La difficulté tient à ce que certains ministres du culte, de par l'histoire de leur religion, sont confrontés à des difficultés doctrinales. L'islam est apparu six cents ans après le christianisme tel que nous le connaissons, et la séparation entre les branches chiite et sunnite ainsi que les divisions au sein du sunnisme créent des difficultés d'interprétation. L'islam, comme toutes les religions, est traversé par des débats internes très forts. La question est encore plus difficile dans la mesure où l'islam se pose ces questions alors que les réseaux sociaux, la géopolitique et la mondialisation aggravent les difficultés. Il ne nous revient pas de nous ériger en tuteurs pour expliquer ce qu'est une bonne ou une mauvaise religion. Il est très important de le comprendre, sinon nous allons nous demander sans fin pourquoi nous n'organisons pas le culte musulman. Ce n'est pas du tout l'objet de ce projet de loi ; si nous le faisions, nous changerions de République, à tout le moins de conception de la relation avec les religions.

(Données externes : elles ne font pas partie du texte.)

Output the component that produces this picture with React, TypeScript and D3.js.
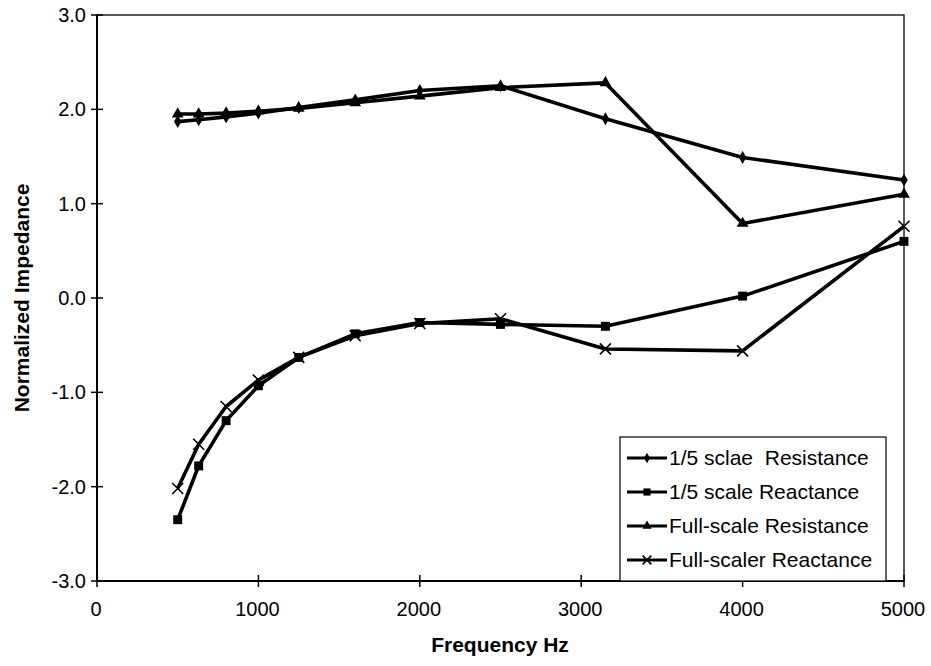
import React from "react";
import * as d3 from "d3";

// One-third-octave centre frequencies (Hz)
const frequencies = [500, 630, 800, 1000, 1250, 1600, 2000, 2500, 3150, 4000, 5000];

// Normalized impedance, 1/5-scale model
const resistanceFifth = [1.87, 1.89, 1.92, 1.96, 2.02, 2.1, 2.2, 2.25, 1.9, 1.49, 1.25];
const reactanceFifth = [-2.35, -1.78, -1.3, -0.93, -0.63, -0.38, -0.26, -0.28, -0.3, 0.02, 0.6];

// Normalized impedance, full-scale
const resistanceFull = [1.95, 1.95, 1.96, 1.98, 2.01, 2.07, 2.14, 2.23, 2.28, 0.79, 1.1];
const reactanceFull = [-2.02, -1.55, -1.15, -0.87, -0.63, -0.4, -0.27, -0.22, -0.54, -0.56, 0.76];

const seriesNames = [
  "1/5 sclae  Resistance",
  "1/5 scale Reactance",
  "Full-scale Resistance",
  "Full-scaler Reactance",
];

const xTicks = [0, 1000, 2000, 3000, 4000, 5000];
const yTicks = [3, 2, 1, 0, -1, -2, -3];

type MarkerKind = "diamond" | "square" | "triangle" | "cross";

const series: { name: string; values: number[]; marker: MarkerKind }[] = [
  { name: seriesNames[0], values: resistanceFifth, marker: "diamond" },
  { name: seriesNames[1], values: reactanceFifth, marker: "square" },
  { name: seriesNames[2], values: resistanceFull, marker: "triangle" },
  { name: seriesNames[3], values: reactanceFull, marker: "cross" },
];

const W = 931;
const H = 666;
const plot = { left: 97, right: 904, top: 15, bottom: 581 };
const font = "'Liberation Sans', Arial, Helvetica, sans-serif";

const x = d3.scaleLinear().domain([0, 5000]).range([plot.left, plot.right]);
const y = d3.scaleLinear().domain([-3, 3]).range([plot.bottom, plot.top]);

// one decimal, with a plain hyphen for negatives
const fmtY = (v: number) => d3.format(".1f")(v).replace("\u2212", "-");

function Marker({ kind, cx, cy, scale = 1 }: { kind: MarkerKind; cx: number; cy: number; scale?: number }) {
  if (kind === "cross") {
    const r = 5.5 * scale;
    return (
      <path
        d={`M${cx - r},${cy - r}L${cx + r},${cy + r}M${cx - r},${cy + r}L${cx + r},${cy - r}`}
        stroke="#000"
        strokeWidth={1.6}
        fill="none"
      />
    );
  }
  const sym =
    kind === "diamond"
      ? d3.symbol(d3.symbolDiamond, 48 * scale * scale)
      : kind === "square"
      ? d3.symbol(d3.symbolSquare, 80 * scale * scale)
      : d3.symbol(d3.symbolTriangle, 60 * scale * scale);
  return <path d={sym() || ""} transform={`translate(${cx},${cy})`} fill="#000" />;
}

export default function App() {
  const line = d3
    .line<number>()
    .x((_, i) => x(frequencies[i]))
    .y((v) => y(v));

  const legend = { left: 620, right: 886, top: 437, bottom: plot.bottom };
  const rowY = [458, 492, 526, 560];

  return (
    <svg width={W} height={H} style={{ position: "absolute", left: 0, top: 0, background: "#fff" }}>
      <rect x={0} y={0} width={W} height={H} fill="#fff" />

      {/* plot frame */}
      <rect
        x={plot.left}
        y={plot.top}
        width={plot.right - plot.left}
        height={plot.bottom - plot.top}
        fill="none"
        stroke="#000"
        strokeWidth={1.3}
      />
      <line x1={plot.left} x2={plot.left} y1={plot.top} y2={plot.bottom} stroke="#000" strokeWidth={2} />
      <line x1={plot.left} x2={plot.right} y1={plot.bottom} y2={plot.bottom} stroke="#000" strokeWidth={2} />

      {/* y axis ticks and labels */}
      {yTicks.map((t) => (
        <g key={`y${t}`}>
          <line x1={plot.left - 6} x2={plot.left + 6} y1={y(t)} y2={y(t)} stroke="#000" strokeWidth={1.5} />
          <text
            x={plot.left - 11}
            y={y(t)}
            dy="0.35em"
            textAnchor="end"
            fontFamily={font}
            fontSize={20}
            fill="#000"
          >
            {fmtY(t)}
          </text>
        </g>
      ))}

      {/* x axis ticks and labels */}
      {xTicks.map((t) => (
        <g key={`x${t}`}>
          <line x1={x(t)} x2={x(t)} y1={plot.bottom - 6} y2={plot.bottom + 6} stroke="#000" strokeWidth={1.5} />
          <text x={x(t) - 1} y={plot.bottom + 35} textAnchor="middle" fontFamily={font} fontSize={20} fill="#000">
            {t}
          </text>
        </g>
      ))}

      {/* axis titles */}
      <text x={500} y={652} textAnchor="middle" fontFamily={font} fontSize={21} fontWeight="bold" fill="#000">
        Frequency Hz
      </text>
      <text
        transform={`translate(29,${(plot.top + plot.bottom) / 2}) rotate(-90)`}
        textAnchor="middle"
        fontFamily={font}
        fontSize={21}
        fontWeight="bold"
        fill="#000"
      >
        Normalized Impedance
      </text>

      {/* data series */}
      {series.map((s) => (
        <g key={s.name}>
          <path d={line(s.values) || ""} fill="none" stroke="#000" strokeWidth={3.6} strokeLinejoin="round" />
          {s.values.map((v, i) => (
            <Marker key={i} kind={s.marker} cx={x(frequencies[i])} cy={y(v)} />
          ))}
        </g>
      ))}

      {/* legend */}
      <rect
        x={legend.left}
        y={legend.top}
        width={legend.right - legend.left}
        height={legend.bottom - legend.top}
        fill="#fff"
        stroke="#000"
        strokeWidth={1.2}
      />
      {series.map((s, i) => (
        <g key={`lg${i}`}>
          <line x1={627} x2={667} y1={rowY[i]} y2={rowY[i]} stroke="#000" strokeWidth={3} />
          <Marker kind={s.marker} cx={647} cy={rowY[i]} scale={0.8} />
          <text
            x={669}
            y={rowY[i]}
            dy="0.35em"
            fontFamily={font}
            fontSize={21}
            fill="#000"
            style={{ whiteSpace: "pre" }}
          >
            {s.name}
          </text>
        </g>
      ))}
    </svg>
  );
}
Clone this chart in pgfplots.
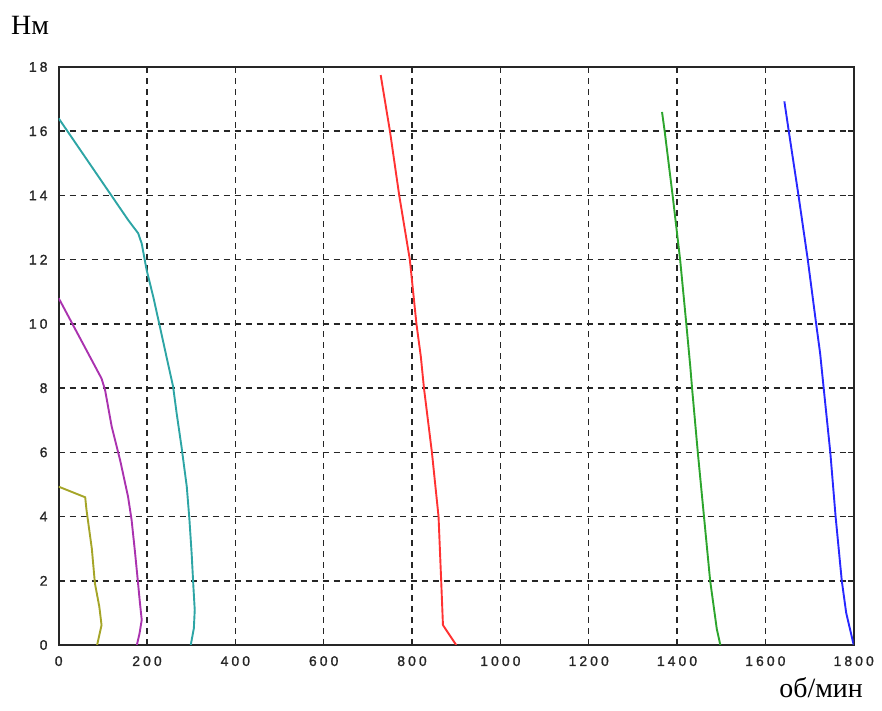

J'entends parfois un discours, très à droite, selon lequel l'islam n'est absolument pas compatible avec la République, et qu'il faudrait l'interdire. Il faudrait alors sans doute renvoyer les musulmans en Musulmanie, mais la Musulmanie n'existant pas, cela paraît difficile ! Ce discours est démagogique, et surtout, il ne correspond à aucune réalité sur laquelle fonder des décisions.

L'islam est bien sûr absolument compatible avec la République. Beaucoup de musulmans français ou étrangers ont servi la République. Beaucoup sont morts pour elle, parfois dans des conditions particulièrement ignobles pour avoir choisi et la France et Allah contre leur nationalité ou leur terreau de naissance. À commencer par les harkis, qui ont prié leur dieu tout en embrassant le drapeau de la République. Ils ont subi des sévices très graves, alors même qu'ils n'avaient aucun rapport avec le lien direct que certains discours essentialistes prétendent établir entre la France et certaines spiritualités.

Si nous n'avons pas à sélectionner les ministres du culte, il nous revient de dire que nous n'acceptons pas certaines choses qui relèvent de l'ordre public, notion fondamentale dans le droit français. Nous n'avons pas à nous mêler de la sélection de ces personnes en amont, mais nous devons établir ce qu'elles ne peuvent pas dire ou faire sur le sol de la République, quelle que soit leur nationalité.

J'en profite pour compléter la réponse que j'ai apportée à M. Corbière sur les prêtres catholiques : ce texte n'interdit en aucun cas aux étrangers d'être ministres du culte en France, il interdit que des États étrangers les paient directement, c'est différent. Il n'y a pas de discrimination sur le fondement de la nationalité, mais nous ne souhaitons pas que des fonctionnaires payés par des États étrangers soient ministres du culte dans notre pays. Nous pensons que les Français musulmans sont français, comme les Français catholiques et les Français protestants, et nous ne les définissons pas par leur religion. En cela, nous sommes extrêmement conformes à la promesse républicaine telle qu'elle existe depuis la Révolution française.

Il faut que nous donnions aux cultes les moyens de financer les ministres du culte, qu'il s'agisse des catholiques, des protestants, des juifs ou des musulmans. J'en reviens aux dispositions sur les immeubles de rapport, les héritages, le denier du culte ou les dispositions fiscales. Nous sommes presque tous d'accord pour qu'il n'y ait pas de financement public, ni de l'État ni des collectivités, en application de la loi de 1905. Les dispositions spécifiques pour l'Alsace-Moselle et quelques territoires ultramarins constituent des exceptions sur lesquelles je propose que nous ne revenions pas.